The filtered buckets are returned in the same order as provided in the request. The response for this example would be:

{
  "took": 4,
  "timed_out": false,
  "_shards": ...,
  "hits": ...,
  "aggregations": {
    "messages": {
      "buckets": [
        {
          "doc_count": 1
        },
        {
          "doc_count": 2
        }
      ]
    }
  }
}

Other Bucket

edit

The other_bucket parameter can be set to add a bucket to the response which will contain all documents that do not match any of the given filters. The value of this parameter can be as follows:

false
Does not compute the other bucket
true
Returns the other bucket either in a bucket (named _other_ by default) if named filters are being used, or as the last bucket if anonymous filters are being used

The other_bucket_key parameter can be used to set the key for the other bucket to a value other than the default _other_. Setting this parameter will implicitly set the other_bucket parameter to true.
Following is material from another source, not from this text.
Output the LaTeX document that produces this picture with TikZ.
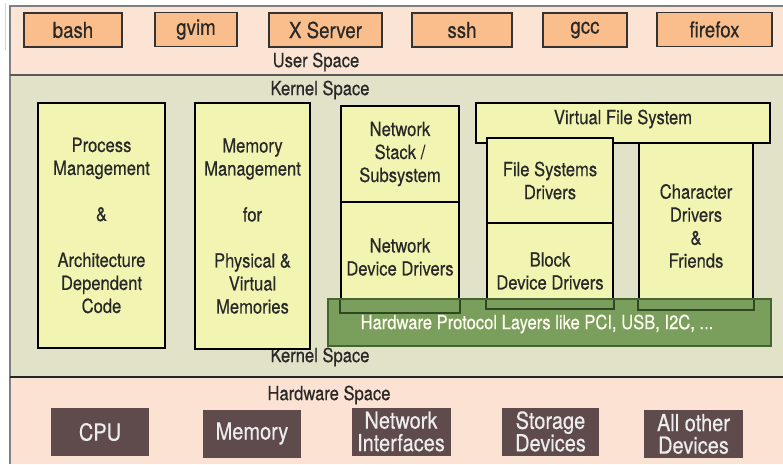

The following snippet shows a response where the other bucket is requested to be named other_messages.

PUT logs/_doc/4?refresh
{
  "body": "info: user Bob logged out"
}

GET logs/_search
{
  "size": 0,
  "aggs" : {
    "messages" : {
      "filters" : {
        "other_bucket_key": "other_messages",
        "filters" : {
          "errors" :   { "match" : { "body" : "error"   }},
          "warnings" : { "match" : { "body" : "warning" }}
        }
      }
    }
  }
}

The response would be something like the following:

{
  "took": 3,
  "timed_out": false,
  "_shards": ...,
  "hits": ...,
  "aggregations": {
    "messages": {
      "buckets": {
        "errors": {
          "doc_count": 1
        },
        "warnings": {
          "doc_count": 2
        },
        "other_messages": {
          "doc_count": 1
        }
      }
    }
  }
}